To celebrate National Tequila Day on the 24th July, we’ve rounded up our favourite Mexican inspired alcoholic drinks on Kaddy. Now close your eyes and imagine you're on a sunny beach in Tulum, even if it’s just for a few blissful moments.
The ageing years give Añejo an elegant and refined personality that becomes a wide bouquet of notes and tastes typical of the careful assembly of American and French white oak barrels. Superbly structured; creamy balance, silky, sweet and with subtle touches of dry fruit.
The perfect manifestation of the 7,200 concept where agaves of the two main producing regions converge; “Valley of Tequila” with its aromatic complexity and “Los Altos de Jalisco” that bring sweet and floral notes, making this the most noble of all. Soft and fresh of increasing intensity; notes of raw agave, a long finish, rich and balanced.
The mixture of the most rare and peculiar reposados is the whim of the master distiller who gives life to Tierra Noble Cristalino. An impressive and distinguished product with harmony and balance with very good permanence and soft mouthfeel; citrus notes, grapefruit and peach, fresh and light wood products, characteristics that distinguish it.
The delicate balance of the agave notes with the subtlety of the American oak, lead us to discover in the careful selection of soleras a gentle Tequila but with great presence that culminates in the precious perfect golden of Tierra Noble. Notes of prunes, toasted almonds, vanilla and light presence of dulce de leche.
A mezcal with great "character" that comes from a small town located on gentle slopes of the Sierra Madre of Oaxaca, Mexico. It has a diversity of aromas and flavors of citrus peels, minerals and clay, but also bright lemon, green leaves, dried herbs and roots.
Made with the wild agave Maximiliana in La Estancia de Landeros. The agave used in this Raicilla are roasted in an adobe oven for two days, and Old Jack Daniel’s bourbon barrels are used to ferment the cooked agave. Once fermented, this Raicilla is double distilled in copper alembic stills.
Known for its innovative techniques that date back to 1775 when the distillery first began producing tequila in Guanajuato. This reposado is aged 4 months in 3 different types of casks - French, American and white oak - to impart a variety of characteristics to this matured spirit.
Fabriquero Sotol Durango is produced from wild Dasylirion wheeleri, known as “The Desert Spoon.” Currently one of two sotols produced in Durango, Fabriquero Sotol is made by Don Héctor Jiménez.
Blended red wine produced by Aborigen, made with 50% Grenache, 44% Carignan and 6% Durif. Fermented in open concrete tanks and aged 11 months in American and French oak barrels.
Blended red wine produced by Casa de Piedra with 52% Cabernet Sauvignon and 48% Tempranillo. Fermented in open concrete tanks and aged for 13 months in American and French oak barrels.

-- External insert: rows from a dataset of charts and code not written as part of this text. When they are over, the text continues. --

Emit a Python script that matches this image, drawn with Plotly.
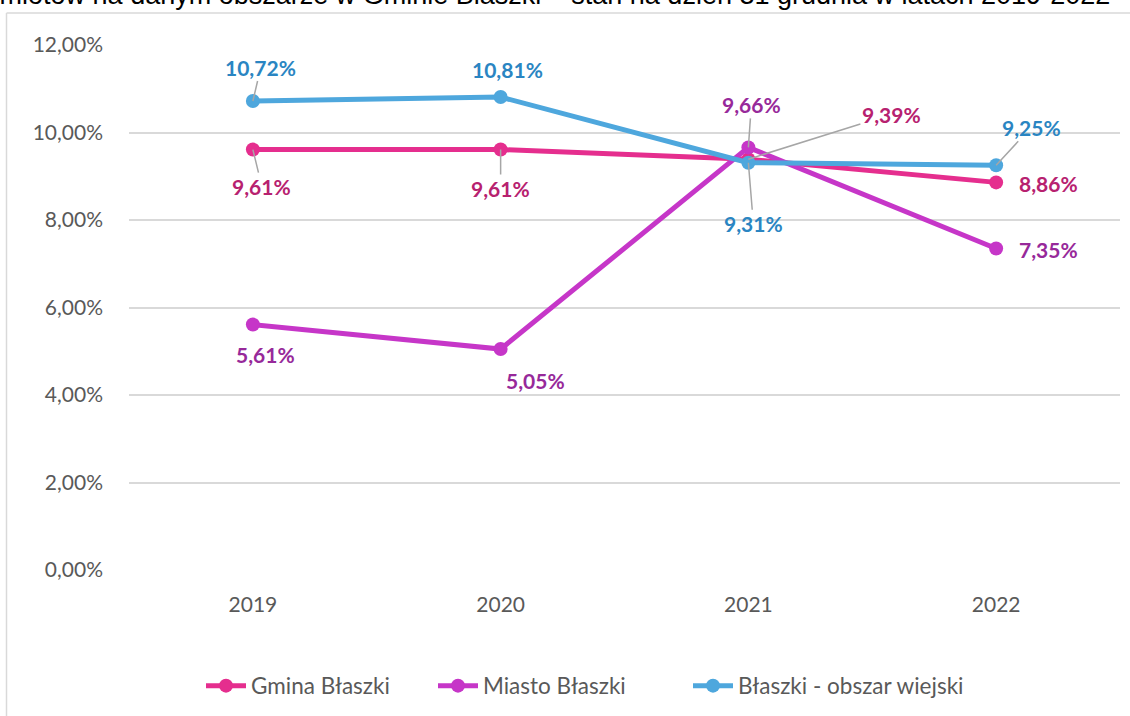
import plotly.graph_objects as go

years = ["2019", "2020", "2021", "2022"]
gmina = [9.61, 9.61, 9.39, 8.86]
miasto = [5.61, 5.05, 9.66, 7.35]
wies = [10.72, 10.81, 9.31, 9.25]
series_names = ["Gmina Błaszki", "Miasto Błaszki", "Błaszki - obszar wiejski"]
y_ticks = [0, 2, 4, 6, 8, 10, 12]
title_text = "Udział podmiotów na danym obszarze w Gminie Błaszki – stan na dzień 31 grudnia w latach 2019-2022"

PCT = "&#37;"

line_colors = ["#E52E8E", "#C636C8", "#4EA7DD"]
label_colors = ["#B7216F", "#97299A", "#2A85C2"]

# label offsets (px) and whether a leader line is drawn
offsets = {
    0: [(9, 37, True), (0, 39, True), (143, -45, True), (52, 1, False)],
    1: [(13, 30, False), (35, 31, False), (3, -43, True), (52, 1, False)],
    2: [(8, -34, True), (7, -28, False), (5, 61, True), (35, -38, True)],
}
legend_left_px = [201, 433, 688]

W, H = 1130, 716
L, R, T, B = 129, 10, 45, 145
pw, ph = W - L - R, H - T - B


def px2paper_x(px):
    return (px - L) / pw


def px2paper_y(py):
    return (H - B - py) / ph


def fmt(v):
    return f"{v:.2f}".replace(".", ",") + PCT


xpos = list(range(len(years)))
legend_ids = ["legend", "legend2", "legend3"]

fig = go.Figure()
all_series = [gmina, miasto, wies]
for i, vals in enumerate(all_series):
    fig.add_trace(go.Scatter(
        x=xpos, y=vals, name=series_names[i], mode="lines+markers",
        line=dict(color=line_colors[i], width=5),
        marker=dict(color=line_colors[i], size=14),
        legend=legend_ids[i],
    ))

annotations = []
for i, vals in enumerate(all_series):
    for j, v in enumerate(vals):
        ax, ay, leader = offsets[i][j]
        annotations.append(dict(
            x=xpos[j], y=v, xref="x", yref="y", text=fmt(v),
            showarrow=True, ax=ax, ay=ay, arrowhead=0, arrowwidth=1.5,
            arrowcolor="#A6A6A6" if leader else "rgba(255,255,255,0)",
            font=dict(family="Lato", size=21, color=label_colors[i], weight="bold"),
        ))

annotations.append(dict(
    x=px2paper_x(1112), y=px2paper_y(12), xref="paper", yref="paper",
    xanchor="right", yanchor="bottom", showarrow=False, text=title_text,
    font=dict(family="Liberation Sans, Arial", size=27, color="#000000"),
))

shapes = [
    dict(type="line", xref="paper", yref="paper",
         x0=px2paper_x(6.5), x1=px2paper_x(6.5), y0=px2paper_y(W), y1=px2paper_y(13),
         line=dict(color="#D9D9D9", width=1.5)),
    dict(type="line", xref="paper", yref="paper",
         x0=px2paper_x(6.5), x1=px2paper_x(1135), y0=px2paper_y(13), y1=px2paper_y(13),
         line=dict(color="#D9D9D9", width=1.5)),
]

legend_common = dict(orientation="h", xanchor="left", y=px2paper_y(686), yanchor="middle",
                     font=dict(family="Lato", size=22.5, color="#595959"),
                     itemwidth=40, bgcolor="rgba(0,0,0,0)", borderwidth=0)

fig.update_layout(
    width=W, height=H,
    margin=dict(l=L, r=R, t=T, b=B),
    paper_bgcolor="white", plot_bgcolor="white",
    font=dict(family="Lato", size=21, color="#595959"),
    showlegend=True,
    legend=dict(x=px2paper_x(legend_left_px[0]), **legend_common),
    legend2=dict(x=px2paper_x(legend_left_px[1]), **legend_common),
    legend3=dict(x=px2paper_x(legend_left_px[2]), **legend_common),
    annotations=annotations,
    shapes=shapes,
)
fig.update_xaxes(range=[-0.5, 3.5], tickmode="array", tickvals=xpos, ticktext=years,
                 showgrid=False, zeroline=False,
                 showline=False, ticks="", ticklabelstandoff=20,
                 tickfont=dict(family="Lato", size=21, color="#595959"))
fig.update_yaxes(range=[0, 12], tickmode="array", tickvals=y_ticks,
                 ticktext=[f"{t:.2f}".replace(".", ",") + PCT for t in y_ticks],
                 showgrid=True, gridcolor="#D9D9D9", gridwidth=1.5, zeroline=False,
                 showline=False, ticks="", ticklabelstandoff=25,
                 tickfont=dict(family="Lato", size=21, color="#595959"))

fig.write_html("out.html", config={"displayModeBar": False},
               post_script="document.body.style.margin='0px';")
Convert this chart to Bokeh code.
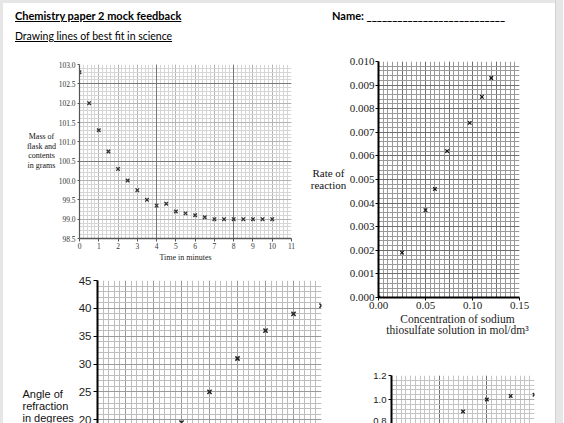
from bokeh.plotting import figure
from bokeh.layouts import row, column
from bokeh.models import (Div, Grid, SingleIntervalTicker, FixedTicker, Label,
                          PrintfTickFormatter, Range1d)
from bokeh.embed import file_html
from bokeh.resources import INLINE

# ---- Mass of flask and contents against time -------------------------------
time_min = [0, 0.5, 1, 1.5, 2, 2.5, 3, 3.5, 4, 4.5, 5, 5.5, 6, 6.5, 7, 7.5,
            8, 8.5, 9, 9.5, 10]
mass_g = [102.8, 102.0, 101.3, 100.75, 100.3, 100.0, 99.75, 99.5, 99.35, 99.4,
          99.2, 99.15, 99.1, 99.05, 99.0, 99.0, 99.0, 99.0, 99.0, 99.0, 99.0]
time_ticks = [0, 1, 2, 3, 4, 5, 6, 7, 8, 9, 10, 11]
mass_ticks = [98.5, 99.0, 99.5, 100.0, 100.5, 101.0, 101.5, 102.0, 102.5, 103.0]

# ---- Rate of reaction against concentration --------------------------------
conc = [0.0, 0.025, 0.05, 0.06, 0.073, 0.097, 0.11, 0.12]
rate = [0.0, 0.0019, 0.0037, 0.0046, 0.0062, 0.0074, 0.0085, 0.0093]
conc_ticks = [0.0, 0.05, 0.10, 0.15]
rate_ticks = [0.000, 0.001, 0.002, 0.003, 0.004, 0.005, 0.006, 0.007, 0.008,
              0.009, 0.010]

# ---- Angle of refraction against angle of incidence ------------------------
incidence = [30, 40, 50, 60, 70, 80]
refraction = [19.5, 25, 31, 36, 39, 40.5]
refraction_ticks = [20, 25, 30, 35, 40, 45]

# ---- Fourth graph (only its top strip is on the page) -----------------------
fourth_x = [7.5, 10, 12.5, 15]
fourth_y = [0.90, 1.00, 1.03, 1.04]
fourth_ticks = [0.8, 1.0, 1.2]

SERIF = "Liberation Serif"
SANS = "Liberation Sans"
PAGE_GRAY = "#e6e6e6"


def base_figure(w, h, xr, yr, left, right, top, bottom, x_axis=True):
    p = figure(width=w, height=h, x_range=Range1d(*xr), y_range=Range1d(*yr),
               min_border_left=left, min_border_right=right,
               min_border_top=top, min_border_bottom=bottom,
               x_axis_location="below" if x_axis else None,
               toolbar_location=None, output_backend="svg")
    p.background_fill_color = "white"
    p.border_fill_color = "white"
    p.outline_line_color = None
    return p


def graph_paper(p, x_step, x_sub, y_step, y_sub, minor, x_mid, y_mid,
                x_bold=None, y_bold=None, bold="#777777"):
    """Square-ruled background: fine lines, every n-th line a little darker."""
    p.xgrid.ticker = SingleIntervalTicker(interval=x_step, num_minor_ticks=x_sub)
    p.ygrid.ticker = SingleIntervalTicker(interval=y_step, num_minor_ticks=y_sub)
    for g, mid in ((p.xgrid, x_mid), (p.ygrid, y_mid)):
        g.grid_line_color = mid
        g.grid_line_width = 1
        g.minor_grid_line_color = minor
        g.minor_grid_line_width = 1
    if x_bold:
        p.add_layout(Grid(dimension=0, ticker=FixedTicker(ticks=x_bold),
                          grid_line_color=bold, grid_line_width=1))
    if y_bold:
        p.add_layout(Grid(dimension=1, ticker=FixedTicker(ticks=y_bold),
                          grid_line_color=bold, grid_line_width=1))


def style_axis(ax, ticks, fmt, font, size, color, line_color, line_width,
               tick_out=3, standoff=2):
    ax.ticker = FixedTicker(ticks=ticks, minor_ticks=[])
    if fmt:
        ax.formatter = PrintfTickFormatter(format=fmt)
    ax.major_label_text_font = font
    ax.major_label_text_font_size = size
    ax.major_label_text_color = color
    ax.axis_line_color = line_color
    ax.axis_line_width = line_width
    ax.major_tick_line_color = line_color
    ax.major_tick_out = tick_out
    ax.major_tick_in = 0
    ax.minor_tick_out = 0
    ax.minor_tick_in = 0
    ax.major_label_standoff = standoff


def side_label(p, place, x, y, text, dx, dy, font, size, align="center",
               line_height=1.1, color="#111111"):
    """Multi-line axis title drawn in one of the plot's border panels."""
    lbl = Label(x=x, y=y, x_offset=dx, y_offset=dy, text=text,
                text_font=font, text_font_size=size, text_color=color,
                text_align=align, text_baseline="middle",
                text_line_height=line_height)
    p.add_layout(lbl, place)


def axis_title(ax, text, font, size, standoff, line_height=1.0):
    ax.axis_label = text
    ax.axis_label_text_font = font
    ax.axis_label_text_font_size = size
    ax.axis_label_text_font_style = "normal"
    ax.axis_label_text_color = "#222222"
    ax.axis_label_standoff = standoff
    ax.axis_label_text_line_height = line_height


# ---- graph 1 ---------------------------------------------------------------
p1 = base_figure(343, 212, (0, 11), (98.5, 103.0), 76, 55, 11, 27)
graph_paper(p1, 1, 5, 0.5, 5, "#d6d6d6", "#b4b4b4", "#b4b4b4",
            x_bold=[4, 8], y_bold=[100.5, 102.5])
style_axis(p1.xaxis[0], time_ticks, None, SERIF, "7.5px", "#333333",
           "#555555", 1.5, tick_out=3, standoff=1)
style_axis(p1.yaxis[0], mass_ticks, "%.1f", SERIF, "7.5px", "#333333",
           "#555555", 1.2, tick_out=2, standoff=2)
axis_title(p1.xaxis[0], "Time in minutes", SERIF, "8px", 1)
p1.scatter(time_min, mass_g, marker="x", size=5, line_width=1.3,
           line_color="#333333")
side_label(p1, "left", 0, 103.0, "Mass of\nflask and\ncontents\nin grams",
           -38, -86.5, SERIF, "8px")
# y-axis title of the rate graph sits in this strip of the page
side_label(p1, "right", 11, 103.0, "Rate of\nreaction", 37, -114.5, SERIF,
           "11px", line_height=1.0)

# ---- graph 2 ---------------------------------------------------------------
p2 = base_figure(209, 292, (0, 0.15), (0, 0.010), 32, 36, 8, 48)
graph_paper(p2, 0.025, 5, 0.001, 5, "#9a9a9a", "#6e6e6e", "#6e6e6e")
style_axis(p2.xaxis[0], conc_ticks, "%.2f", SERIF, "11px", "#222222",
           "#000000", 2, tick_out=3, standoff=1)
style_axis(p2.yaxis[0], rate_ticks, "%.3f", SERIF, "11px", "#222222",
           "#000000", 2, tick_out=3, standoff=1)
side_label(p2, "below", 0.075, 0.0,
           "Concentration of sodium\nthiosulfate solution in mol/dm\u00b3",
           8.5, -27, SERIF, "11.5px", line_height=0.9, color="#222222")
p2.scatter(conc, rate, marker="x", size=5, line_width=1.2, line_color="#111111")

# ---- graph 3 ---------------------------------------------------------------
p3 = base_figure(343, 158, (0, 80), (19.33, 45), 94, 25, 15, 0, x_axis=False)
graph_paper(p3, 10, 5, 5, 5, "#bdbdbd", "#9a9a9a", "#9a9a9a")
style_axis(p3.yaxis[0], refraction_ticks, None, SANS, "11.5px", "#222222",
           "#000000", 2, tick_out=4, standoff=2)
p3.scatter(incidence, refraction, marker="x", size=6, line_width=1.5,
           line_color="#222222")
side_label(p3, "left", 0, 45, "Angle of\nrefraction\nin degrees", -75, -125,
           SANS, "11px", align="left", line_height=1.0)

# ---- graph 4 ---------------------------------------------------------------
p4 = base_figure(209, 78, (0, 15), (0.8, 1.2), 45, 21, 30, 0, x_axis=False)
graph_paper(p4, 5, 10, 0.2, 5, "#c4c4c4", "#6e6e6e", "#b0b0b0")
style_axis(p4.yaxis[0], fourth_ticks, "%.1f", SANS, "9.5px", "#222222",
           "#000000", 2, tick_out=3, standoff=2)
p4.scatter(fourth_x, fourth_y, marker="x", size=5, line_width=1.3,
           line_color="#222222")

# ---- page heading and margins ------------------------------------------------
heading = Div(width=552, height=53, margin=0, text=(
    '<div style="position:relative;width:552px;height:53px;background:#ffffff;'
    'font-family:Lato;color:#000;line-height:1;">'
    f'<div style="position:absolute;left:0;top:0;width:552px;height:3px;background:{PAGE_GRAY};"></div>'
    '<div style="position:absolute;left:12px;top:10px;font-weight:bold;font-size:11px;'
    'text-decoration:underline;white-space:nowrap;">Chemistry paper 2 mock feedback</div>'
    '<div style="position:absolute;left:329px;top:10px;font-weight:bold;font-size:11px;'
    'white-space:nowrap;">Name: ___________________________</div>'
    '<div style="position:absolute;left:12px;top:31px;font-size:10.5px;'
    'text-decoration:underline;white-space:nowrap;">Drawing lines of best fit in science</div>'
    '</div>'))
left_margin = Div(width=3, height=423, margin=0, text=(
    f'<div style="width:3px;height:423px;background:{PAGE_GRAY};"></div>'))
right_margin = Div(width=9, height=423, margin=0, text=(
    f'<div style="width:8px;height:423px;background:{PAGE_GRAY};'
    'border-left:1px solid #d2d2d2;"></div>'))

# each graph sits in its own box so the graphs keep their own border widths
left_col = column(row(p1), row(p3))
right_col = column(row(p2), row(p4))
page = column(heading, row(left_col, right_col))
layout = row(left_margin, page, right_margin)

with open("out.html", "w") as f:
    f.write(file_html(layout, INLINE))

LIMITED STOCK - XXV Anniversary Edition Blended red wine produced by Monte Xanic with 65% Cabernet Sauvignon, 25% Merlot and 10% Petit Verdot. Aged 18 months in French Oak barrels.
LIMITED STOCK - Gold Medal 2018 Concourse Mundial de Bruxelles Mexico Selection Blended red wine produced by Vinícola Regional de Ensenada, made with 62% Nebbiolo and 38% Cabernet Sauvignon. Aged 14 months in French barrels and 16 months in bottle.
The beer was inspired by Two Birds Brewing’s trip to San Diego where they lived entirely on a diet of fish tacos and craft beer! It's a hoppy Ale brewed with coriander leaf, fresh lime peel and corn. It's fresh, zesty and dangerously drinkable. And of course, is the perfect pairing for tacos!
Apple, Agave and Ginger, it’s as aztec as it gets. Sydney Brewery celebrates apple cider, reinventing it with the authentic, colourful taste of Mexico. It’s their Sydney Cider blended with organic Agave syrup and ginger. Medium sweet with a ginger spiciness and fresh apple balance. Great with Asian and Mexican dishes and as an ingredient in cocktails. N.B. This cider is gluten free.
'Astrid' Arriba Cerveza is a spiced Mexican Lager brewed with maize (corn), Ancho chillies, coriander seeds, and a decent whack of Pineapple juice, all added at various stages throughout the brewing process. Layered on top of this is the use of lemon drop and crystal hops that round the beer out with a citrus hit. The result is a complex yet super drinkable lager which pairs fantastically with Mexican food, but is perfect for a session.